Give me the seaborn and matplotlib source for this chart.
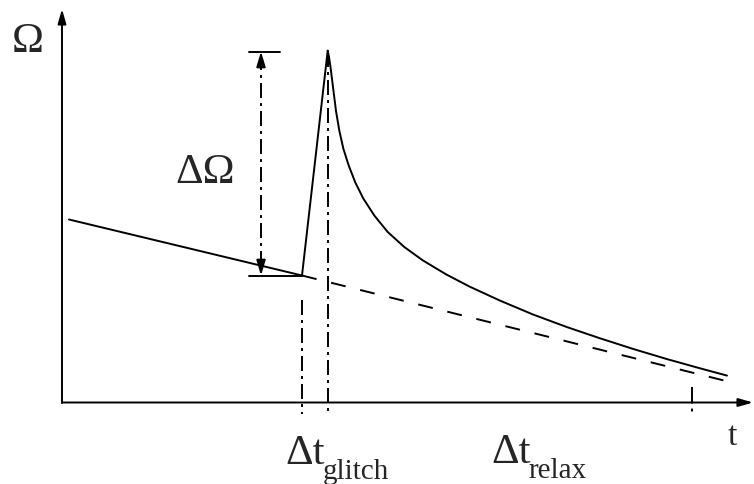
import matplotlib
matplotlib.use("Agg")
import matplotlib.pyplot as plt
import pandas as pd
import seaborn as sns

# Spin-down before the glitch
t_pre = [0.7, 24.0]
omega_pre = [18.3, 12.7]

# Sudden spin-up to the glitch peak
t_rise = [24.0, 26.57]
omega_rise = [12.7, 35.18]

# Relaxation back towards the old spin-down law
t_relax = [26.57, 26.70, 26.85, 27.00, 27.20, 27.40, 27.73, 28.13, 28.67, 29.33,
           30.13, 31.23, 32.57, 34.23, 36.07, 38.40, 40.80, 43.80, 47.10, 50.50,
           53.80, 57.10, 60.50, 63.80, 66.50]
omega_relax = [35.18, 34.55, 33.55, 32.35, 30.75, 29.15, 27.20, 25.40, 23.70, 22.00,
               20.40, 18.70, 17.05, 15.55, 14.22, 12.82, 11.57, 10.19, 8.80, 7.54,
               6.42, 5.36, 4.34, 3.42, 2.69]

# Extrapolated pre-glitch spin-down
t_extrap = [24.0, 67.0]
omega_extrap = [12.7, 2.0]

# Glitch bookkeeping
t_glitch_start = 24.0
t_glitch_peak = 26.6
t_relax_end = 63.0
omega_before = 12.7
omega_peak = 35.1
t_delta_arrow = 19.9

sns.set_theme(style="white")
plt.rcParams["font.family"] = ["Liberation Serif", "DejaVu Serif"]

fig = plt.figure(figsize=(7.54, 4.85), dpi=100)
ax = fig.add_axes([0, 0, 1, 1])
ax.set_xlim(-6.2, 69.2)
ax.set_ylim(-8.15, 40.35)
ax.axis("off")

LW = 1.4
DASHDOT = (7.7, 2.6, 1.5, 2.6)

curves = pd.concat([
    pd.DataFrame({"t": t_pre, "omega": omega_pre, "part": "pre"}),
    pd.DataFrame({"t": t_rise, "omega": omega_rise, "part": "rise"}),
    pd.DataFrame({"t": t_relax, "omega": omega_relax, "part": "relax"}),
])
sns.lineplot(data=curves, x="t", y="omega", units="part", estimator=None,
             sort=False, color="black", lw=LW, ax=ax,
             solid_joinstyle="round", solid_capstyle="round")

extrap = pd.DataFrame({"t": t_extrap, "omega": omega_extrap})
sns.lineplot(data=extrap, x="t", y="omega", color="black", lw=LW,
             dashes=False, ax=ax).lines[-1].set_dashes((7.7, 7.7))

# Coordinate axes with arrow heads
arrow_kw = dict(arrowstyle="-|>,head_length=0.87,head_width=0.25",
                mutation_scale=10, color="black", lw=LW, shrinkA=0, shrinkB=0)
ax.annotate("", xy=(0, 39.35), xytext=(0, -0.05), arrowprops=arrow_kw)
ax.annotate("", xy=(69.1, 0), xytext=(0, 0), arrowprops=arrow_kw)

# Glitch amplitude marker
ax.plot([18.7, 21.8], [omega_peak, omega_peak], color="black", lw=LW)
ax.plot([18.7, t_glitch_start], [omega_before, omega_before], color="black", lw=LW)
ax.plot([t_delta_arrow, t_delta_arrow], [omega_before + 1.0, omega_peak - 1.0],
        color="black", lw=LW, dashes=DASHDOT)
head_kw = dict(arrowstyle="-|>,head_length=1.0,head_width=0.3",
               mutation_scale=9, color="black", lw=LW, shrinkA=0, shrinkB=0)
ax.annotate("", xy=(t_delta_arrow, omega_peak), xytext=(t_delta_arrow, omega_peak - 1.3),
            arrowprops=head_kw)
ax.annotate("", xy=(t_delta_arrow, omega_before), xytext=(t_delta_arrow, omega_before + 1.3),
            arrowprops=head_kw)

# Time markers
ax.plot([t_glitch_start, t_glitch_start], [10.25, -1.15], color="black", lw=LW, dashes=DASHDOT)
ax.plot([t_glitch_peak, t_glitch_peak], [omega_peak, -1.15], color="black", lw=LW, dashes=DASHDOT)
ax.plot([t_relax_end, t_relax_end], [1.55, -1.15], color="black", lw=LW, dashes=(8.5, 2.6, 1.5, 2.6))

# Labels
ax.text(-5.03, 35.15, "Ω", fontsize=31, ha="left", va="baseline")
ax.text(11.3, 22.0, "ΔΩ", fontsize=31, ha="left", va="baseline")
ax.text(66.6, -4.15, "t", fontsize=24, ha="left", va="baseline")
ax.text(22.3, -6.1, "Δt", fontsize=31, ha="left", va="baseline")
ax.text(26.1, -7.55, "glitch", fontsize=21, ha="left", va="baseline")
ax.text(42.97, -5.95, "Δt", fontsize=31, ha="left", va="baseline")
ax.text(46.6, -7.45, "relax", fontsize=21, ha="left", va="baseline")

fig.savefig("out.png", dpi=100, facecolor="white")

### What needs to be done
Produce an exact copy of each line of data, skipping embedded images.

### Task response
Give me the seaborn and matplotlib source for this chart.
import matplotlib
matplotlib.use("Agg")
import matplotlib.pyplot as plt
import pandas as pd
import seaborn as sns

# Spin-down before the glitch
t_pre = [0.7, 24.0]
omega_pre = [18.3, 12.7]

# Sudden spin-up to the glitch peak
t_rise = [24.0, 26.57]
omega_rise = [12.7, 35.18]

# Relaxation back towards the old spin-down law
t_relax = [26.57, 26.70, 26.85, 27.00, 27.20, 27.40, 27.73, 28.13, 28.67, 29.33,
           30.13, 31.23, 32.57, 34.23, 36.07, 38.40, 40.80, 43.80, 47.10, 50.50,
           53.80, 57.10, 60.50, 63.80, 66.50]
omega_relax = [35.18, 34.55, 33.55, 32.35, 30.75, 29.15, 27.20, 25.40, 23.70, 22.00,
               20.40, 18.70, 17.05, 15.55, 14.22, 12.82, 11.57, 10.19, 8.80, 7.54,
               6.42, 5.36, 4.34, 3.42, 2.69]

# Extrapolated pre-glitch spin-down
t_extrap = [24.0, 67.0]
omega_extrap = [12.7, 2.0]

# Glitch bookkeeping
t_glitch_start = 24.0
t_glitch_peak = 26.6
t_relax_end = 63.0
omega_before = 12.7
omega_peak = 35.1
t_delta_arrow = 19.9

sns.set_theme(style="white")
plt.rcParams["font.family"] = ["Liberation Serif", "DejaVu Serif"]

fig = plt.figure(figsize=(7.54, 4.85), dpi=100)
ax = fig.add_axes([0, 0, 1, 1])
ax.set_xlim(-6.2, 69.2)
ax.set_ylim(-8.15, 40.35)
ax.axis("off")

LW = 1.4
DASHDOT = (7.7, 2.6, 1.5, 2.6)

curves = pd.concat([
    pd.DataFrame({"t": t_pre, "omega": omega_pre, "part": "pre"}),
    pd.DataFrame({"t": t_rise, "omega": omega_rise, "part": "rise"}),
    pd.DataFrame({"t": t_relax, "omega": omega_relax, "part": "relax"}),
])
sns.lineplot(data=curves, x="t", y="omega", units="part", estimator=None,
             sort=False, color="black", lw=LW, ax=ax,
             solid_joinstyle="round", solid_capstyle="round")

extrap = pd.DataFrame({"t": t_extrap, "omega": omega_extrap})
sns.lineplot(data=extrap, x="t", y="omega", color="black", lw=LW,
             dashes=False, ax=ax).lines[-1].set_dashes((7.7, 7.7))

# Coordinate axes with arrow heads
arrow_kw = dict(arrowstyle="-|>,head_length=0.87,head_width=0.25",
                mutation_scale=10, color="black", lw=LW, shrinkA=0, shrinkB=0)
ax.annotate("", xy=(0, 39.35), xytext=(0, -0.05), arrowprops=arrow_kw)
ax.annotate("", xy=(69.1, 0), xytext=(0, 0), arrowprops=arrow_kw)

# Glitch amplitude marker
ax.plot([18.7, 21.8], [omega_peak, omega_peak], color="black", lw=LW)
ax.plot([18.7, t_glitch_start], [omega_before, omega_before], color="black", lw=LW)
ax.plot([t_delta_arrow, t_delta_arrow], [omega_before + 1.0, omega_peak - 1.0],
        color="black", lw=LW, dashes=DASHDOT)
head_kw = dict(arrowstyle="-|>,head_length=1.0,head_width=0.3",
               mutation_scale=9, color="black", lw=LW, shrinkA=0, shrinkB=0)
ax.annotate("", xy=(t_delta_arrow, omega_peak), xytext=(t_delta_arrow, omega_peak - 1.3),
            arrowprops=head_kw)
ax.annotate("", xy=(t_delta_arrow, omega_before), xytext=(t_delta_arrow, omega_before + 1.3),
            arrowprops=head_kw)

# Time markers
ax.plot([t_glitch_start, t_glitch_start], [10.25, -1.15], color="black", lw=LW, dashes=DASHDOT)
ax.plot([t_glitch_peak, t_glitch_peak], [omega_peak, -1.15], color="black", lw=LW, dashes=DASHDOT)
ax.plot([t_relax_end, t_relax_end], [1.55, -1.15], color="black", lw=LW, dashes=(8.5, 2.6, 1.5, 2.6))

# Labels
ax.text(-5.03, 35.15, "Ω", fontsize=31, ha="left", va="baseline")
ax.text(11.3, 22.0, "ΔΩ", fontsize=31, ha="left", va="baseline")
ax.text(66.6, -4.15, "t", fontsize=24, ha="left", va="baseline")
ax.text(22.3, -6.1, "Δt", fontsize=31, ha="left", va="baseline")
ax.text(26.1, -7.55, "glitch", fontsize=21, ha="left", va="baseline")
ax.text(42.97, -5.95, "Δt", fontsize=31, ha="left", va="baseline")
ax.text(46.6, -7.45, "relax", fontsize=21, ha="left", va="baseline")

fig.savefig("out.png", dpi=100, facecolor="white")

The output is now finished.